The Clare Boothe Luce Program for Women in STEM is a program of the Henry Luce Foundation, an 85-year-old New York City–based foundation that supports projects at universities, policy institutes, media organizations, museums, and other organizations advancing public knowledge.
The grant will fund three groups of eight undergraduate women, who will be called Clare Booth Luce Research Scholars. The funding will support the students’ research and participation in conferences, according to a news release on the Cornell Chronicle website.
“Cornell Bowers CIS is an ideal place to make this investment; we are nearing gender parity for our incoming undergraduate class,” Kavita Bala, dean of Cornell Bowers CIS, said in the release.
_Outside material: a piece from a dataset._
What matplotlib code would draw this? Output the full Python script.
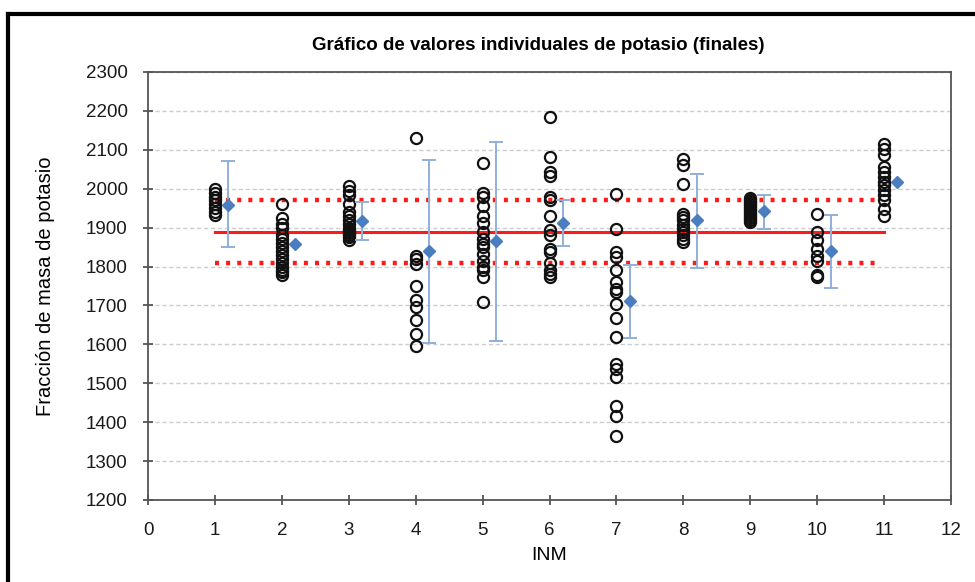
import matplotlib.pyplot as plt
from matplotlib.lines import Line2D
import numpy as np

# valores individuales por laboratorio (INM 1..11)
inm = [1, 2, 3, 4, 5, 6, 7, 8, 9, 10, 11]
valores = [
    [2000, 1990, 1980, 1970, 1960, 1950, 1940, 1932],
    [1960, 1925, 1910, 1900, 1880, 1870, 1860, 1850, 1840, 1830, 1820, 1810,
     1800, 1790, 1785, 1778],
    [2008, 1995, 1985, 1962, 1940, 1930, 1920, 1910, 1900, 1895, 1890, 1885,
     1880, 1875, 1868],
    [2131, 1828, 1820, 1807, 1751, 1715, 1695, 1663, 1627, 1597],
    [2065, 1989, 1979, 1955, 1931, 1912, 1888, 1872, 1859, 1850, 1833, 1815,
     1798, 1790, 1773, 1710],
    [2185, 2081, 2043, 2032, 1979, 1970, 1931, 1893, 1880, 1845, 1837, 1808,
     1792, 1782, 1773],
    [1987, 1897, 1837, 1824, 1790, 1760, 1742, 1734, 1704, 1669, 1620, 1549,
     1536, 1515, 1442, 1416, 1364],
    [2077, 2062, 2011, 1936, 1927, 1919, 1906, 1897, 1888, 1880, 1871, 1863],
    [1975, 1970, 1965, 1960, 1955, 1950, 1945, 1940, 1935, 1930, 1925, 1920,
     1915],
    [1934, 1888, 1867, 1845, 1828, 1815, 1777, 1773],
    [2116, 2103, 2086, 2056, 2043, 2030, 2017, 2009, 1996, 1983, 1970, 1949,
     1931],
]

# media e intervalo de cada laboratorio
medias = [1958, 1859, 1916, 1839, 1865, 1912, 1711, 1920, 1944, 1841, 2017]
err_sup = [2071, np.nan, 1966, 2073, 2120, 1972, 1805, 2039, 1983, 1933, np.nan]
err_inf = [1850, np.nan, 1867, 1604, 1609, 1852, 1616, 1796, 1897, 1745, np.nan]

valor_ref = 1890
lim_sup = 1970
lim_inf = 1810

plt.rcParams['font.family'] = ['Liberation Sans', 'DejaVu Sans']

fig = plt.figure(figsize=(9.75, 5.82), dpi=100)
ax = fig.add_axes([148 / 975, 1 - 500 / 582, (951 - 148) / 975, (500 - 72) / 582])

# lineas de referencia
ax.plot([1, 11], [valor_ref, valor_ref], color='#ff1a1a', lw=2.2, zorder=2)
ax.plot([1, 10.9], [lim_sup, lim_sup], color='#ff1a1a', lw=3.2,
        linestyle=(0, (0.9, 1.6)), zorder=2)
ax.plot([1, 10.9], [lim_inf, lim_inf], color='#ff1a1a', lw=3.2,
        linestyle=(0, (0.9, 1.6)), zorder=2)

# puntos individuales
for x, vals in zip(inm, valores):
    ax.plot([x] * len(vals), vals, linestyle='none', marker='o', ms=8,
            mfc='none', mec='#111111', mew=1.6, zorder=3)

# medias con barras de error
xm = np.array(inm) + 0.2
medias = np.array(medias, dtype=float)
yerr = np.array([medias - np.array(err_inf), np.array(err_sup) - medias])
ax.errorbar(xm, medias, yerr=yerr, fmt='none', ecolor='#8fb0dc', elinewidth=1.4,
            capsize=5, capthick=1.4, zorder=3)
ax.plot(xm, medias, linestyle='none', marker='D', ms=6, color='#4a7ec0',
        zorder=4)

ax.set_xlim(0, 12)
ax.set_ylim(1200, 2300)
ax.set_xticks(range(0, 13))
ax.set_yticks(range(1200, 2301, 100))
ax.yaxis.grid(True, color='#cccccc', linestyle=(0, (3, 2)), lw=1.0)
ax.set_axisbelow(True)
for s in ax.spines.values():
    s.set_color('#555555')
    s.set_linewidth(1.3)
ax.tick_params(direction='inout', length=7, width=1.3, color='#555555',
               labelsize=13.5, labelcolor='#1a1a1a')
ax.tick_params(axis='x', pad=12)
ax.tick_params(axis='y', pad=11)

ax.set_xlabel('INM', fontsize=14, labelpad=6)
ax.set_ylabel('Fracción de masa de potasio', fontsize=14.5, labelpad=22)
fig.text(538 / 975, 1 - 46 / 582,
         'Gráfico de valores individuales de potasio (finales)',
         ha='center', va='center', fontsize=13.5, fontweight='bold')

# marco exterior
fig.add_artist(Line2D([8 / 975, 8 / 975], [0, 1 - 14 / 582], color='black', lw=3))
fig.add_artist(Line2D([8 / 975, 1], [1 - 14 / 582, 1 - 14 / 582], color='black', lw=3))

fig.savefig('out.png', dpi=100)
Women comprise 38 percent of Cornell Bowers CIS undergraduate computer-science majors (43 percent of all computing and information-science majors), well above the national average of 20 percent, according to Bala.
“This grant could make a critical difference in increasing the pipeline of women enrolling in computer science graduate programs, entering the professoriate and pursuing careers in research,” she contended. “Further, research teaches open-ended thinking, a critical skill for leadership in any field, whether inside or outside academia. Increasing our students’ exposure to research makes for a better educational experience for them all around.”
Each Clare Boothe Luce Research Scholar will be advised by both a faculty member and a graduate student trained in mentoring. Scholars will start the program by engaging in a summer-research experience, while participating in a weekly series of “enrichment talks” on technical and career topics, and social events with other scholars and mentors, Cornell said.
Funded research will continue through the next academic year. Scholars will also attend an academic conference in the student’s research area.
Cornell Bowers CIS, the first college at Cornell to be named after a woman (Ann S. Bowers, a 1959 graduate), engages undergraduate women in research through activities such as its Women in Computing at Cornell, a student club founded in 2013.